Меньше, чем через месяц после первого суда состоялся второй — на этот раз в большом зале Клуба строителей на Фонтанке, рядом с прежней вотчиной шефа жандармов А. X. Бенкендорфа, то есть Третьим отделением его императорского величества канцелярии; теперь там же — ленинградский Городской суд (любопытная преемственность: поэта судили рядом с тем домом, из которого травили Пушкина, Лермонтова, Некрасова…). Второй суд был долгим, так сказать — полнометражным. Публику составили привезенные специально на грузовиках сезонные рабочие — они улюлюкали, громко аплодировали обвинителям и бросали ядовитые реплики защитникам. Было и несколько писателей — имена их называть не буду. Все та же судья Савельева с издевкой допрашивала подсудимого, пытаясь установить, что он не зарабатывал себе на жизнь и был паразитом на шее общества (Приложение 1).

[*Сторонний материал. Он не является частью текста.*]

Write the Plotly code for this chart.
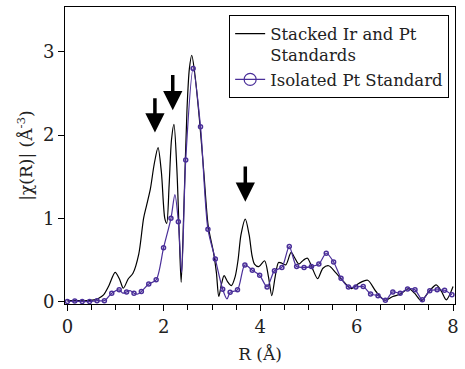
import plotly.graph_objects as go

# Stacked Ir and Pt standards (black line)
stack_r = [0.0, 0.2, 0.4, 0.55, 0.65, 0.75, 0.86, 0.99, 1.08, 1.16, 1.26, 1.36, 1.48, 1.58, 1.64,
           1.72, 1.80, 1.88, 1.95, 2.02, 2.06, 2.11, 2.16, 2.21, 2.27, 2.32, 2.36, 2.42, 2.48,
           2.53, 2.58, 2.64, 2.74, 2.83, 2.92, 3.03, 3.09, 3.14, 3.20, 3.25, 3.32, 3.40, 3.48,
           3.54, 3.60, 3.69, 3.77, 3.83, 3.88, 3.97, 4.09, 4.17, 4.24, 4.31, 4.38, 4.45, 4.53,
           4.64, 4.72, 4.80, 4.90, 4.98, 5.08, 5.19, 5.30, 5.42, 5.56, 5.70, 5.89, 6.05, 6.23,
           6.40, 6.59, 6.75, 6.90, 7.08, 7.20, 7.34, 7.50, 7.65, 7.76, 7.86, 8.0]
stack_chi = [0.01, 0.01, 0.01, 0.02, 0.04, 0.08, 0.19, 0.35, 0.27, 0.16, 0.27, 0.34, 0.57, 1.0, 1.15,
             1.35, 1.65, 1.85, 1.55, 1.0, 0.94, 1.4, 1.95, 2.13, 1.6, 0.8, 0.23, 1.2, 2.3,
             2.8, 2.96, 2.75, 2.18, 1.55, 0.91, 0.59, 0.35, 0.06, 0.22, 0.31, 0.24, 0.19, 0.30,
             0.50, 0.80, 0.99, 0.80, 0.55, 0.45, 0.42, 0.49, 0.30, 0.07, 0.30, 0.47, 0.46, 0.44,
             0.59, 0.52, 0.45, 0.50, 0.52, 0.40, 0.275, 0.40, 0.43, 0.35, 0.26, 0.155, 0.22, 0.255,
             0.12, 0.015, 0.06, 0.087, 0.155, 0.10, 0.01, 0.12, 0.20, 0.12, 0.02, 0.18]

# Isolated Pt standard: values at marker positions
pt_r = [0.0, 0.153, 0.307, 0.460, 0.614, 0.767, 0.920, 1.074, 1.227, 1.381, 1.534, 1.687, 1.841,
        1.994, 2.148, 2.301, 2.454, 2.608, 2.761, 2.915, 3.068, 3.221, 3.375, 3.528, 3.682,
        3.835, 3.988, 4.142, 4.295, 4.449, 4.602, 4.755, 4.909, 5.062, 5.216, 5.369, 5.522,
        5.676, 5.829, 5.983, 6.136, 6.289, 6.443, 6.596, 6.750, 6.903, 7.056, 7.210, 7.363,
        7.517, 7.670, 7.824, 7.977]
pt_chi = [0.0, 0.005, 0.0, 0.0, 0.01, 0.01, 0.10, 0.14, 0.115, 0.10, 0.12, 0.21, 0.26,
          0.645, 1.0, 0.96, 1.70, 2.80, 2.10, 0.87, 0.51, 0.147, 0.11, 0.14, 0.44,
          0.375, 0.315, 0.175, 0.37, 0.41, 0.66, 0.42, 0.41, 0.42, 0.45, 0.58, 0.475,
          0.28, 0.175, 0.175, 0.18, 0.09, 0.07, 0.015, 0.115, 0.10, 0.15, 0.14, 0.02,
          0.13, 0.14, 0.135, 0.08]
# Isolated Pt standard: extra points between markers
pt_extra_r = [1.15, 1.30, 1.46, 2.23, 2.37, 3.31]
pt_extra_chi = [0.10, 0.13, 0.09, 1.285, 0.35, 0.03]

# Arrows: (R, tail chi, tip chi)
arrow_r = [1.815, 2.185, 3.69]
arrow_tail = [2.46, 2.74, 1.64]
arrow_tip = [2.03, 2.30, 1.20]

purple = "#4a2f99"
font_family = "DejaVu Serif, serif"

line_pts = sorted(zip(pt_r + pt_extra_r, pt_chi + pt_extra_chi))
line_r = [p[0] for p in line_pts]
line_chi = [p[1] for p in line_pts]

fig = go.Figure()
fig.add_trace(go.Scatter(x=stack_r, y=stack_chi, mode="lines", name="Stacked Ir and Pt<br>Standards",
                         line=dict(color="black", width=1.2, shape="spline", smoothing=0.8)))
fig.add_trace(go.Scatter(x=line_r, y=line_chi, mode="lines", showlegend=False,
                         line=dict(color=purple, width=1.2, shape="spline", smoothing=0.8)))
fig.add_trace(go.Scatter(x=pt_r, y=pt_chi, mode="markers", showlegend=False,
                         marker=dict(symbol="circle-open", size=4, color=purple, line=dict(width=1.5, color=purple))))
fig.add_trace(go.Scatter(x=[None], y=[None], mode="lines+markers", name="Isolated Pt Standard",
                         line=dict(color=purple, width=1.2),
                         marker=dict(symbol="circle-open", size=12, color=purple, line=dict(width=1.2, color=purple))))

for r, t0, t1 in zip(arrow_r, arrow_tail, arrow_tip):
    fig.add_annotation(x=r, y=t1, ax=r, ay=t0, xref="x", yref="y", axref="x", ayref="y",
                       text="", showarrow=True, arrowhead=2, arrowsize=1.1, arrowwidth=3.5,
                       arrowcolor="black", standoff=0)

fig.update_layout(
    width=465, height=369,
    margin=dict(l=65, r=6, t=7, b=64.5),
    paper_bgcolor="white", plot_bgcolor="white",
    font=dict(family=font_family, size=17, color="#222"),
    legend=dict(x=0.985, y=0.972, xanchor="right", yanchor="top", bordercolor="black", borderwidth=1,
                bgcolor="white", font=dict(family=font_family, size=16.5, color="#222"),
                valign="top", tracegroupgap=0, itemwidth=30),
    showlegend=True,
)
fig.update_xaxes(range=[-0.05, 8.04], dtick=2, tick0=0, ticks="outside", ticklen=6, tickcolor="black",
                 showline=True, linecolor="black", linewidth=1, mirror=True, showgrid=False, zeroline=False,
                 minor=dict(dtick=0.5, ticks="outside", ticklen=5, tickcolor="black", showgrid=False),
                 tickfont=dict(size=18),
                 title=dict(text="R (Å)", font=dict(size=17), standoff=12))
fig.update_yaxes(range=[-0.03, 3.54], dtick=1, tick0=0, ticks="outside", ticklen=6, tickcolor="black",
                 showline=True, linecolor="black", linewidth=1, mirror=True, showgrid=False, zeroline=False,
                 tickfont=dict(size=18),
                 title=dict(text="|χ(R)| (Å<sup>-3</sup>)", font=dict(size=17), standoff=5))

fig.write_html("out.html", config={"displayModeBar": False},
               post_script="document.body.style.margin='0';")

Это было честно: в самом деле у них иного понятия о стихах не было: впрочем, не только иного, но — никакого. Мы сидели в этом зале, окруженные озлобленными сезонниками, и при каждой реплике, нёсшейся из публики, передергивались. Как же это легко: представить поэта сумасшедшим или просто паразитом, поедающим народный хлеб! Как легко говорить о стихах — «так называемые», и внушить людям, которые таскают тяжелые кирпичи, мешают бетонный раствор, кроют железом крыши, что человек, сидящий с утра за своим письменным столом и сочиняющий непонятные рифмованные строки, держа в холеной руке карандаш, что он — бездельник и ничтожество! В сущности, работяге свойственно уважать всякий труд, в том числе и труд литератора. Но если начальство его натравливает на человека с пером, твердя: — Тебе тяжело, а ему легко. Тебе кусок хлеба достается потом, а он болтается по ресторанам и сосет коньяк. Ты встаешь чуть свет и давишься в переполненном автобусе, а он дрыхнет до полудня… Так вот, если настойчиво твердить подобные речи, в работяге может в конце концов проснуться инстинкт ненависти к белоручкам, и тогда, в припадке озлобленности, он способен на погром. Откуда ему знать, кто настоящий писатель и заслуживает снисхождения, а кто — щелкопер, стремящийся к легкой и беззаботной жизни? Весь процесс Бродского был таким натравливанием обманутых рабочих на поэта, которого выдавали за белоручку и распутника. Обвинитель разоблачал Бродского, будто бы тот «использует чужой труд» — речь шла об использовании подстрочных переводов с языков, которые Бродский знал слабо. В этом месте заседания зал зарычал от негодования: как, этот лоботряс и сам работать не умеет, и еще других эксплоатирует? Судья настаивала на том, что Бродский вообще не хотел работать, а только баловался стихами. Бродский с недоумением твердил, что писать стихи — это тоже работа, а не баловство, не развлечение, не игра. Зал встречал его слова глумливым смехом.
Фантастический диалог! Теперь, когда я перечитываю его спустя двенадцать лет, он кажется мне пародией. А тогда — тогда мы сидели в этом громадном зале, и менее всего нам было смешно. Судья и заседатель Тяглый были не персонажами из ярмарочного фарса, а представителями государственной власти: судьба литератора зависела от них. Бродский — не Пушкин, но если бы они судили Пушкина?